● **DIRECTIONS FOR THIS TASK**
Transcribe all of the material below word for word and leave out its pictures.

● **SOURCE DATA**

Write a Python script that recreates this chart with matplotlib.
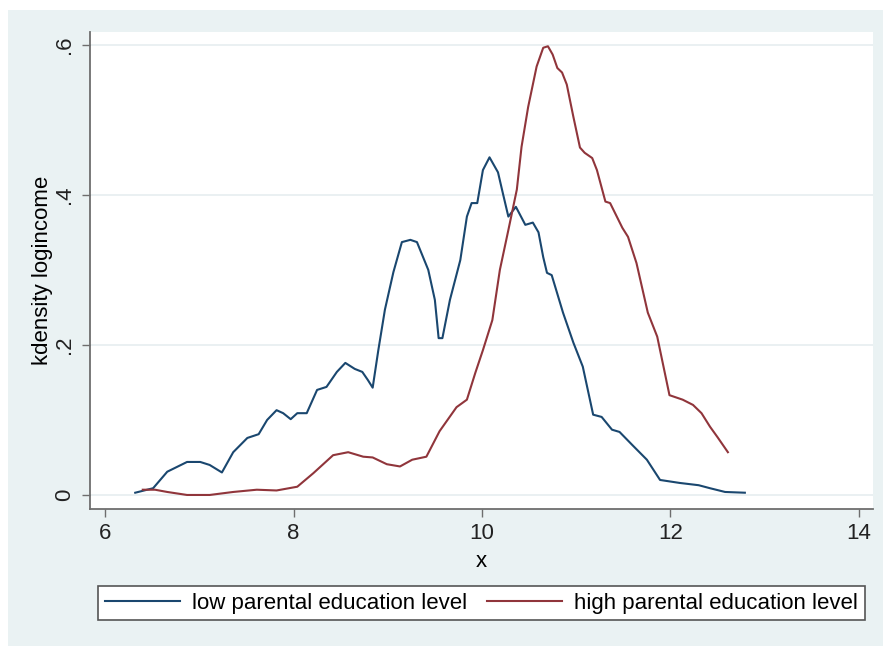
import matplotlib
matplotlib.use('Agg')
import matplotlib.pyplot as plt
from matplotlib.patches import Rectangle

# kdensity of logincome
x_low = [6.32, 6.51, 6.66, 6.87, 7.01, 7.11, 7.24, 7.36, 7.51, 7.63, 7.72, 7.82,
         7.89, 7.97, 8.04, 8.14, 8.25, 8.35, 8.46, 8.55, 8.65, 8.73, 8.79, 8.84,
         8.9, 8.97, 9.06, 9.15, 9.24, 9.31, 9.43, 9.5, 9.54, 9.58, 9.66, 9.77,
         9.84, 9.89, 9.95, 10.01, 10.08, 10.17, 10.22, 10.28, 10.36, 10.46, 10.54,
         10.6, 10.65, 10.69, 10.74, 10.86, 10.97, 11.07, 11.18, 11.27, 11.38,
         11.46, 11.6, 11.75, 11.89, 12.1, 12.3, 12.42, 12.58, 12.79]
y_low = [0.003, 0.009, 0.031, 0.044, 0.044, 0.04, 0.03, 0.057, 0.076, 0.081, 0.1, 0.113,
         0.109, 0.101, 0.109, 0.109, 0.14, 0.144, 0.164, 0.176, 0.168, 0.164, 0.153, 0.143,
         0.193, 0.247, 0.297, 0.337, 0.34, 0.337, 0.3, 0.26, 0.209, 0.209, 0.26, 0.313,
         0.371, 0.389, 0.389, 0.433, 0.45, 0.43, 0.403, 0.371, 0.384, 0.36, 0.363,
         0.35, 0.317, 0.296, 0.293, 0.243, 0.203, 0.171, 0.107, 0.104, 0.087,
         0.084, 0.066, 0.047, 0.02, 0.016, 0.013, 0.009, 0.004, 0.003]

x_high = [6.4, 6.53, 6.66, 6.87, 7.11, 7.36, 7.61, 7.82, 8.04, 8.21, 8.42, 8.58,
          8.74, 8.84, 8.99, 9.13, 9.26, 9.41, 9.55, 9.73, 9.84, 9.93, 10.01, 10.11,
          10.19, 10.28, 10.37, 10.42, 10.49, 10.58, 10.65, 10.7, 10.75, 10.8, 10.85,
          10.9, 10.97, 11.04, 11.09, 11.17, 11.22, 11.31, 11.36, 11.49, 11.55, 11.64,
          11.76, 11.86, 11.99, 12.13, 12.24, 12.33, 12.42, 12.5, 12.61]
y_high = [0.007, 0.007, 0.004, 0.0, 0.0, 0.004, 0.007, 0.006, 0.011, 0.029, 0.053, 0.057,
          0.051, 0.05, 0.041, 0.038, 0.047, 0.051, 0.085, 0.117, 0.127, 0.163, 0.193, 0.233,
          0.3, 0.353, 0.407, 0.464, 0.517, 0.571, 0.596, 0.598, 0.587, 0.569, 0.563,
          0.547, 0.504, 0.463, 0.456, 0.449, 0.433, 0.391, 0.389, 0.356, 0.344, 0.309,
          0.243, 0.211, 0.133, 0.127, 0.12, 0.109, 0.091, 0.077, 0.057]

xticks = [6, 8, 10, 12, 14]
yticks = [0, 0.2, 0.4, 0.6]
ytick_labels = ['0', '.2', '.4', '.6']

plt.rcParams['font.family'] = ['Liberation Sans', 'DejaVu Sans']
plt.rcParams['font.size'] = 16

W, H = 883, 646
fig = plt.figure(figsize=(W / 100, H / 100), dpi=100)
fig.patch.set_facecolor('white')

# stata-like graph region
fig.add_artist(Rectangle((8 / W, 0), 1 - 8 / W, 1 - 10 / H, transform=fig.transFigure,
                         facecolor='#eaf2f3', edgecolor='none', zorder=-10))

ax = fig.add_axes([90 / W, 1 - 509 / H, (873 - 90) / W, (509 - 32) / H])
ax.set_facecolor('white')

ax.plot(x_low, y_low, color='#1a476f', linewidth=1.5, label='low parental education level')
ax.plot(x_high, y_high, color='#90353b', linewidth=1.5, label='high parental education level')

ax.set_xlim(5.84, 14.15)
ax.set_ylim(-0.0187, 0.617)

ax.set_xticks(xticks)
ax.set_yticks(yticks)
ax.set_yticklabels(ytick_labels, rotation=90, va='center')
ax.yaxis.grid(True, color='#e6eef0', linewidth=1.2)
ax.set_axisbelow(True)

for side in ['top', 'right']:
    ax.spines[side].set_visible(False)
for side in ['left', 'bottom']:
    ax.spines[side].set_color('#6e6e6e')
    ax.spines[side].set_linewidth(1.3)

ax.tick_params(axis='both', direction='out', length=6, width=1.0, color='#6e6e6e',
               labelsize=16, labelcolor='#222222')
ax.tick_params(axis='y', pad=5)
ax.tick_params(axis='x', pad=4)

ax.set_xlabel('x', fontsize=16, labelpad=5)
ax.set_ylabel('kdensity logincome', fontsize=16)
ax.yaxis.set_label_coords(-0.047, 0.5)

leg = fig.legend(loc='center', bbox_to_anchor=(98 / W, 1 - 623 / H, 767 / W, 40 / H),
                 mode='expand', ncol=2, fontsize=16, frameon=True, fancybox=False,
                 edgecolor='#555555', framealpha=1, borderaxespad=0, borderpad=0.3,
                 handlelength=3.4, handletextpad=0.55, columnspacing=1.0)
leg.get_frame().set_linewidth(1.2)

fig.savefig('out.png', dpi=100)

● **RESULT OF THIS EXERCISE**
Write a Python script that recreates this chart with matplotlib.
import matplotlib
matplotlib.use('Agg')
import matplotlib.pyplot as plt
from matplotlib.patches import Rectangle

# kdensity of logincome
x_low = [6.32, 6.51, 6.66, 6.87, 7.01, 7.11, 7.24, 7.36, 7.51, 7.63, 7.72, 7.82,
         7.89, 7.97, 8.04, 8.14, 8.25, 8.35, 8.46, 8.55, 8.65, 8.73, 8.79, 8.84,
         8.9, 8.97, 9.06, 9.15, 9.24, 9.31, 9.43, 9.5, 9.54, 9.58, 9.66, 9.77,
         9.84, 9.89, 9.95, 10.01, 10.08, 10.17, 10.22, 10.28, 10.36, 10.46, 10.54,
         10.6, 10.65, 10.69, 10.74, 10.86, 10.97, 11.07, 11.18, 11.27, 11.38,
         11.46, 11.6, 11.75, 11.89, 12.1, 12.3, 12.42, 12.58, 12.79]
y_low = [0.003, 0.009, 0.031, 0.044, 0.044, 0.04, 0.03, 0.057, 0.076, 0.081, 0.1, 0.113,
         0.109, 0.101, 0.109, 0.109, 0.14, 0.144, 0.164, 0.176, 0.168, 0.164, 0.153, 0.143,
         0.193, 0.247, 0.297, 0.337, 0.34, 0.337, 0.3, 0.26, 0.209, 0.209, 0.26, 0.313,
         0.371, 0.389, 0.389, 0.433, 0.45, 0.43, 0.403, 0.371, 0.384, 0.36, 0.363,
         0.35, 0.317, 0.296, 0.293, 0.243, 0.203, 0.171, 0.107, 0.104, 0.087,
         0.084, 0.066, 0.047, 0.02, 0.016, 0.013, 0.009, 0.004, 0.003]

x_high = [6.4, 6.53, 6.66, 6.87, 7.11, 7.36, 7.61, 7.82, 8.04, 8.21, 8.42, 8.58,
          8.74, 8.84, 8.99, 9.13, 9.26, 9.41, 9.55, 9.73, 9.84, 9.93, 10.01, 10.11,
          10.19, 10.28, 10.37, 10.42, 10.49, 10.58, 10.65, 10.7, 10.75, 10.8, 10.85,
          10.9, 10.97, 11.04, 11.09, 11.17, 11.22, 11.31, 11.36, 11.49, 11.55, 11.64,
          11.76, 11.86, 11.99, 12.13, 12.24, 12.33, 12.42, 12.5, 12.61]
y_high = [0.007, 0.007, 0.004, 0.0, 0.0, 0.004, 0.007, 0.006, 0.011, 0.029, 0.053, 0.057,
          0.051, 0.05, 0.041, 0.038, 0.047, 0.051, 0.085, 0.117, 0.127, 0.163, 0.193, 0.233,
          0.3, 0.353, 0.407, 0.464, 0.517, 0.571, 0.596, 0.598, 0.587, 0.569, 0.563,
          0.547, 0.504, 0.463, 0.456, 0.449, 0.433, 0.391, 0.389, 0.356, 0.344, 0.309,
          0.243, 0.211, 0.133, 0.127, 0.12, 0.109, 0.091, 0.077, 0.057]

xticks = [6, 8, 10, 12, 14]
yticks = [0, 0.2, 0.4, 0.6]
ytick_labels = ['0', '.2', '.4', '.6']

plt.rcParams['font.family'] = ['Liberation Sans', 'DejaVu Sans']
plt.rcParams['font.size'] = 16

W, H = 883, 646
fig = plt.figure(figsize=(W / 100, H / 100), dpi=100)
fig.patch.set_facecolor('white')

# stata-like graph region
fig.add_artist(Rectangle((8 / W, 0), 1 - 8 / W, 1 - 10 / H, transform=fig.transFigure,
                         facecolor='#eaf2f3', edgecolor='none', zorder=-10))

ax = fig.add_axes([90 / W, 1 - 509 / H, (873 - 90) / W, (509 - 32) / H])
ax.set_facecolor('white')

ax.plot(x_low, y_low, color='#1a476f', linewidth=1.5, label='low parental education level')
ax.plot(x_high, y_high, color='#90353b', linewidth=1.5, label='high parental education level')

ax.set_xlim(5.84, 14.15)
ax.set_ylim(-0.0187, 0.617)

ax.set_xticks(xticks)
ax.set_yticks(yticks)
ax.set_yticklabels(ytick_labels, rotation=90, va='center')
ax.yaxis.grid(True, color='#e6eef0', linewidth=1.2)
ax.set_axisbelow(True)

for side in ['top', 'right']:
    ax.spines[side].set_visible(False)
for side in ['left', 'bottom']:
    ax.spines[side].set_color('#6e6e6e')
    ax.spines[side].set_linewidth(1.3)

ax.tick_params(axis='both', direction='out', length=6, width=1.0, color='#6e6e6e',
               labelsize=16, labelcolor='#222222')
ax.tick_params(axis='y', pad=5)
ax.tick_params(axis='x', pad=4)

ax.set_xlabel('x', fontsize=16, labelpad=5)
ax.set_ylabel('kdensity logincome', fontsize=16)
ax.yaxis.set_label_coords(-0.047, 0.5)

leg = fig.legend(loc='center', bbox_to_anchor=(98 / W, 1 - 623 / H, 767 / W, 40 / H),
                 mode='expand', ncol=2, fontsize=16, frameon=True, fancybox=False,
                 edgecolor='#555555', framealpha=1, borderaxespad=0, borderpad=0.3,
                 handlelength=3.4, handletextpad=0.55, columnspacing=1.0)
leg.get_frame().set_linewidth(1.2)

fig.savefig('out.png', dpi=100)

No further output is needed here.